Bultmann explique que « l’interprétation de la Bible n’est pas soumise à d’autres conditions de
compréhension que celles auxquelles toute autre littérature est soumise ». Ainsi, son concept de
précompréhension trouve à se déployer sans nuance sur les textes bibliques et à Dieu lui-même.
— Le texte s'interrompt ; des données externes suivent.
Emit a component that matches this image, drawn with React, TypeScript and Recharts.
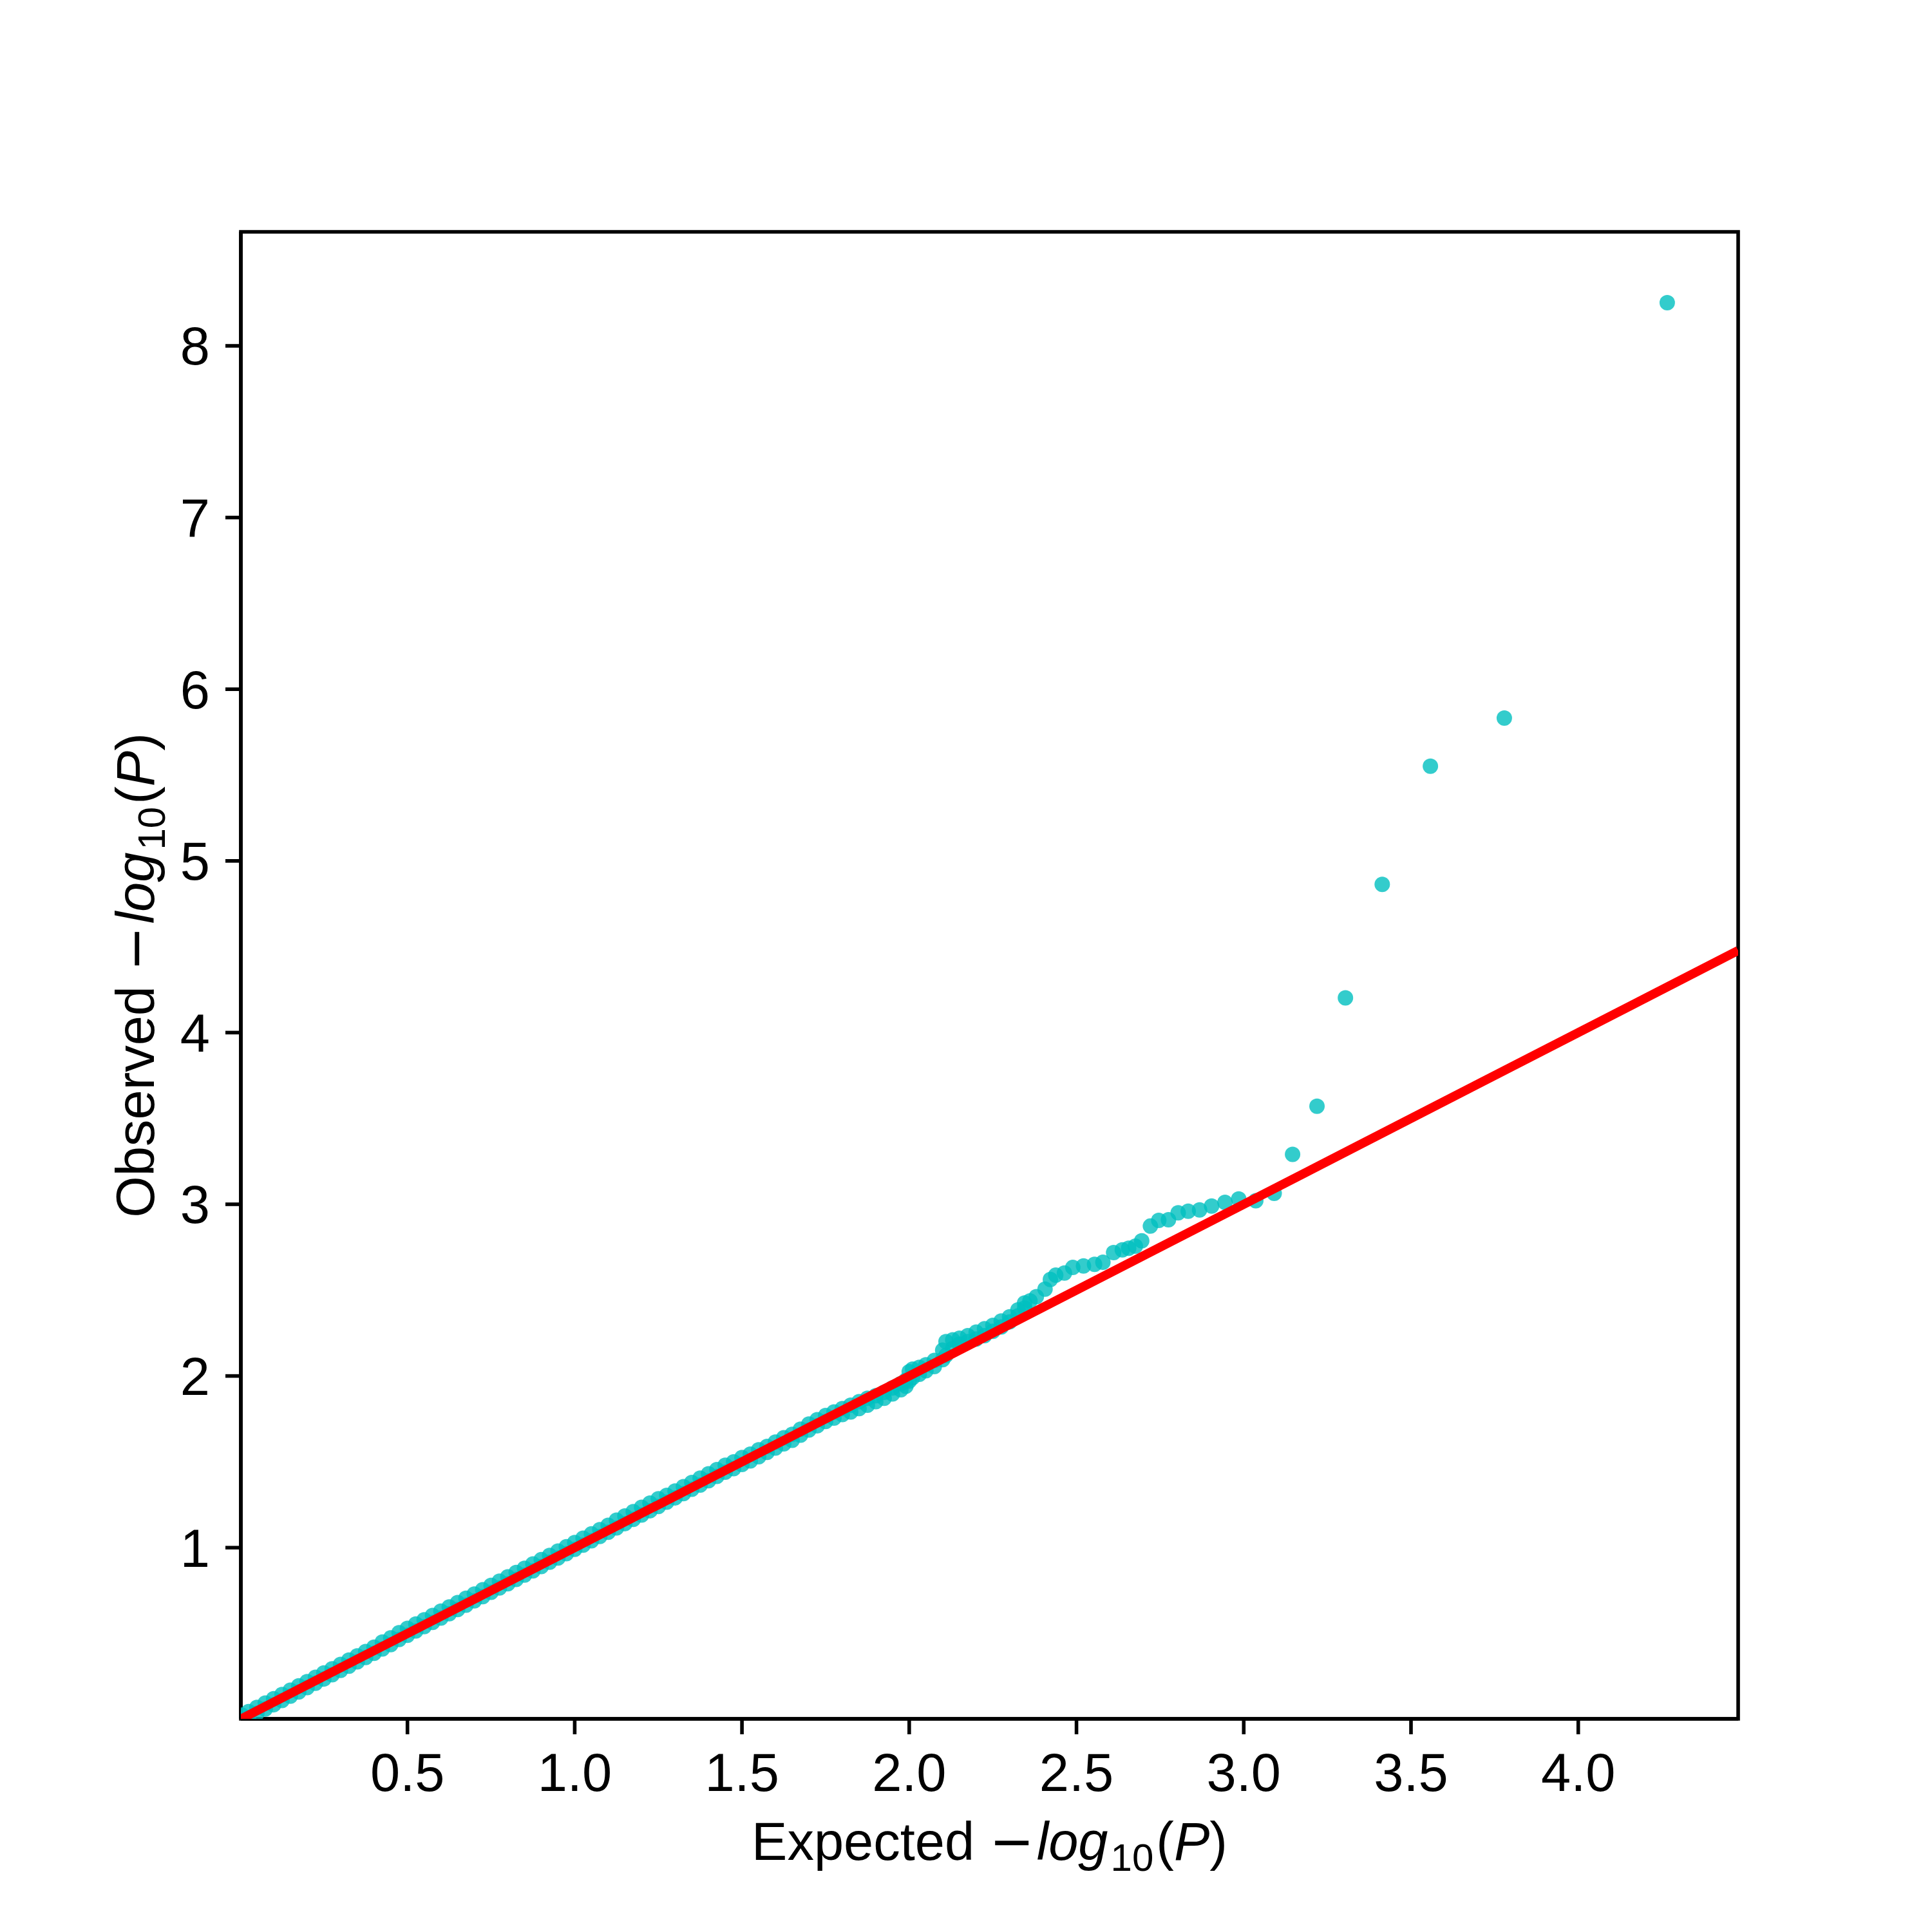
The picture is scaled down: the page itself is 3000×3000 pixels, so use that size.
import React from "react";
import {
  ScatterChart,
  Scatter,
  XAxis,
  YAxis,
  ReferenceArea,
} from "recharts";

// dense band along the diagonal (expected vs observed -log10 P)
const expectedBand = [
  0.005, 0.025, 0.05, 0.075, 0.1, 0.125, 0.15, 0.175, 0.2, 0.225, 0.25, 0.275,
  0.3, 0.325, 0.35, 0.375, 0.4, 0.425, 0.45, 0.475, 0.5, 0.525, 0.55, 0.575,
  0.6, 0.625, 0.65, 0.675, 0.7, 0.725, 0.75, 0.775, 0.8, 0.825, 0.85, 0.875,
  0.9, 0.925, 0.95, 0.975, 1.0, 1.025, 1.05, 1.075, 1.1, 1.125, 1.15, 1.175,
  1.2, 1.225, 1.25, 1.275, 1.3, 1.325, 1.35, 1.375, 1.4, 1.425, 1.45, 1.475,
  1.5, 1.525, 1.55, 1.575, 1.6, 1.625, 1.65, 1.675, 1.7, 1.725, 1.75, 1.775,
  1.8, 1.825, 1.85, 1.875, 1.9, 1.925, 1.95, 1.975, 1.99, 2.0, 2.01, 2.03,
  2.05, 2.075, 2.1, 2.11, 2.13, 2.15, 2.175, 2.2, 2.225, 2.25, 2.275, 2.3,
  2.325, 2.345,
];
// upper edge of the band
const observedBandHigh = [
  0.025, 0.045, 0.07, 0.095, 0.12, 0.145, 0.17, 0.195, 0.22, 0.245, 0.27, 0.295,
  0.32, 0.345, 0.37, 0.395, 0.42, 0.45, 0.475, 0.505, 0.53, 0.555, 0.58, 0.605,
  0.63, 0.655, 0.68, 0.705, 0.73, 0.755, 0.78, 0.805, 0.83, 0.855, 0.88, 0.905,
  0.93, 0.955, 0.98, 1.005, 1.03, 1.055, 1.08, 1.105, 1.13, 1.16, 1.185, 1.21,
  1.235, 1.26, 1.285, 1.305, 1.33, 1.355, 1.38, 1.405, 1.43, 1.455, 1.48, 1.5,
  1.525, 1.545, 1.57, 1.59, 1.615, 1.64, 1.66, 1.69, 1.72, 1.745, 1.77, 1.79,
  1.81, 1.83, 1.85, 1.87, 1.885, 1.905, 1.93, 1.955, 1.975, 2.025, 2.04, 2.05,
  2.065, 2.09, 2.15, 2.2, 2.21, 2.22, 2.235, 2.255, 2.275, 2.295, 2.32, 2.345,
  2.385, 2.425,
];
// lower edge of the band
const observedBandLow = [
  -0.01, 0.01, 0.035, 0.06, 0.085, 0.11, 0.135, 0.16, 0.185, 0.21, 0.235, 0.26,
  0.285, 0.31, 0.335, 0.36, 0.385, 0.41, 0.435, 0.465, 0.49, 0.515, 0.54, 0.565,
  0.59, 0.615, 0.64, 0.665, 0.69, 0.715, 0.74, 0.765, 0.79, 0.815, 0.84, 0.865,
  0.89, 0.915, 0.94, 0.965, 0.99, 1.015, 1.04, 1.065, 1.09, 1.115, 1.14, 1.165,
  1.19, 1.215, 1.24, 1.265, 1.29, 1.315, 1.34, 1.365, 1.39, 1.415, 1.44, 1.46,
  1.485, 1.505, 1.53, 1.555, 1.58, 1.605, 1.625, 1.655, 1.685, 1.71, 1.735, 1.755,
  1.775, 1.79, 1.81, 1.83, 1.85, 1.87, 1.895, 1.92, 1.94, 1.97, 1.99, 2.01,
  2.03, 2.055, 2.095, 2.12, 2.16, 2.185, 2.2, 2.215, 2.235, 2.26, 2.285, 2.315,
  2.35, 2.395,
];

// sparse upper tail
const expectedTail = [
  2.361, 2.38, 2.406, 2.422, 2.438, 2.464, 2.489, 2.521, 2.554, 2.579, 2.611,
  2.637, 2.656, 2.676, 2.695, 2.721, 2.746, 2.775, 2.804, 2.834, 2.868, 2.904,
  2.944, 2.985, 3.036, 3.091, 3.146, 3.219, 3.304, 3.414, 3.558, 3.779, 4.266,
];
const observedTail = [
  2.437, 2.462, 2.506, 2.562, 2.587, 2.6, 2.632, 2.641, 2.65, 2.662, 2.719,
  2.735, 2.744, 2.756, 2.787, 2.873, 2.906, 2.91, 2.95, 2.96, 2.967, 2.99,
  3.011, 3.031, 3.021, 3.064, 3.291, 3.571, 4.202, 4.863, 5.552, 5.832, 8.251,
];

const xDomain = [0.002, 4.478];
const yDomain = [0.003, 8.664];
const xTicks = [0.5, 1.0, 1.5, 2.0, 2.5, 3.0, 3.5, 4.0];
const yTicks = [1, 2, 3, 4, 5, 6, 7, 8];
// y = x reference
const diagonal = [
  { x: 0, y: 0 },
  { x: 4.478, y: 4.478 },
];

const points = [
  ...expectedBand.map((x, i) => ({ x, y: observedBandLow[i] })),
  ...expectedBand.map((x, i) => ({ x, y: observedBandHigh[i] })),
  ...expectedTail.map((x, i) => ({ x, y: observedTail[i] })),
];

const FONT = "'Liberation Sans', Arial, sans-serif";
const FS = 83;
const LW = 5.6;

const Dot = (p: any) => (
  <circle cx={p.cx} cy={p.cy} r={12} fill="#00BFBF" fillOpacity={0.8} />
);

const AxisTitle = ({ x, y, rotate }: { x: number; y: number; rotate?: boolean }) => (
  <text
    x={x}
    y={y}
    textAnchor="middle"
    fontSize={FS}
    fontFamily={FONT}
    fill="#000"
    transform={rotate ? `rotate(-90, ${x}, ${y})` : undefined}
  >
    <tspan>{rotate ? "Observed " : "Expected "}</tspan>
    <tspan fontFamily="'DejaVu Sans', sans-serif">{"\u2212"}</tspan>
    <tspan fontStyle="italic" dx={4}>log</tspan>
    <tspan fontSize={60} dy={17} dx={4}>10</tspan>
    <tspan dy={-17} dx={4}>(</tspan>
    <tspan fontStyle="italic">P</tspan>
    <tspan>)</tspan>
  </text>
);

export default function App() {
  return (
    <div
      style={{
        position: "absolute",
        left: 0,
        top: 0,
        width: 3000,
        height: 3000,
        background: "#fff",
        fontFamily: FONT,
      }}
    >
      <ScatterChart
        width={3000}
        height={3000}
        margin={{ top: 360, right: 301, bottom: 0, left: 0 }}
      >
        <XAxis
          type="number"
          dataKey="x"
          domain={xDomain}
          ticks={xTicks}
          allowDataOverflow
          height={331}
          tickSize={24}
          tickMargin={29}
          tickFormatter={(v: number) => v.toFixed(1)}
          tick={{ fill: "#000", fontSize: FS, fontFamily: FONT }}
          tickLine={{ stroke: "#000", strokeWidth: LW }}
          axisLine={{ stroke: "#000", strokeWidth: LW }}
          label={{
            content: (p: any) => (
              <AxisTitle
                x={p.viewBox.x + p.viewBox.width / 2}
                y={p.viewBox.y + 219}
              />
            ),
          }}
        />
        <YAxis
          type="number"
          dataKey="y"
          domain={yDomain}
          ticks={yTicks}
          allowDataOverflow
          width={374}
          tickSize={24}
          tickMargin={24}
          tick={{ fill: "#000", fontSize: FS, fontFamily: FONT }}
          tickLine={{ stroke: "#000", strokeWidth: LW }}
          axisLine={{ stroke: "#000", strokeWidth: LW }}
          label={{
            content: (p: any) => (
              <AxisTitle
                x={p.viewBox.x + 239}
                y={p.viewBox.y + p.viewBox.height / 2}
                rotate
              />
            ),
          }}
        />
        <Scatter data={points} shape={Dot} isAnimationActive={false} />
        <Scatter
          data={diagonal}
          line={{ stroke: "#FF0000", strokeWidth: 14 }}
          shape={() => null}
          isAnimationActive={false}
        />
        <ReferenceArea
          x1={xDomain[0]}
          x2={xDomain[1]}
          y1={yDomain[0]}
          y2={yDomain[1]}
          fill="none"
          stroke="#000"
          strokeWidth={LW}
          ifOverflow="visible"
        />
      </ScatterChart>
    </div>
  );
}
Une pareille conception pose plusieurs épineux problèmes :


- D’abord, la possibilité même d’une précompréhension de Dieu : précomprendre Dieu ne serait-ce
pas lui enlever la primauté, la primordialité inhérente à sa Personne ? Dieu ne nous devance-t-il pas
toujours ? N’est-ce alors pas Lui qui crée en nous les conditions de sa compréhension ? En somme,
Dieu n’est-il pas tout à la fois le révélé et le révélant ?
- Ensuite, l’inévitable « chosification » de Dieu : Rappelons-nous qu’il s’agit pour Bultmann d’une
« précompréhension de la chose dont il est question ou qui est en question » dans le texte. Or Dieu,
s’il est vraiment Dieu, est nécessairement tout autre chose qu’une chose qu’on peut questionner
ou mettre en question. Le Dieu des chrétiens est un Dieu Vivant, une Personne avec laquelle on
dialogue

Lorsque Bultmann illustre son propos en citant Augustin il parait déformé son propos (« Tu nos fecisti ad
Te, et cor nostrum inquietum est, donec requiescat in Te » (c’est toi qui pousses l’homme à prendre plaisir
à te louer, parce que tu nous as faits orientés vers toi. Notre cœur est sans repos tant qu’il ne repose pas en
toi) en ne retenant que la dynamique interne, l’aspiration de tout homme à connaître Dieu. Or, Augustin
souligne que cette orientation est le fait de Dieu lui-même : qui est-ce qui pousse l’homme ? « c’est Toi ».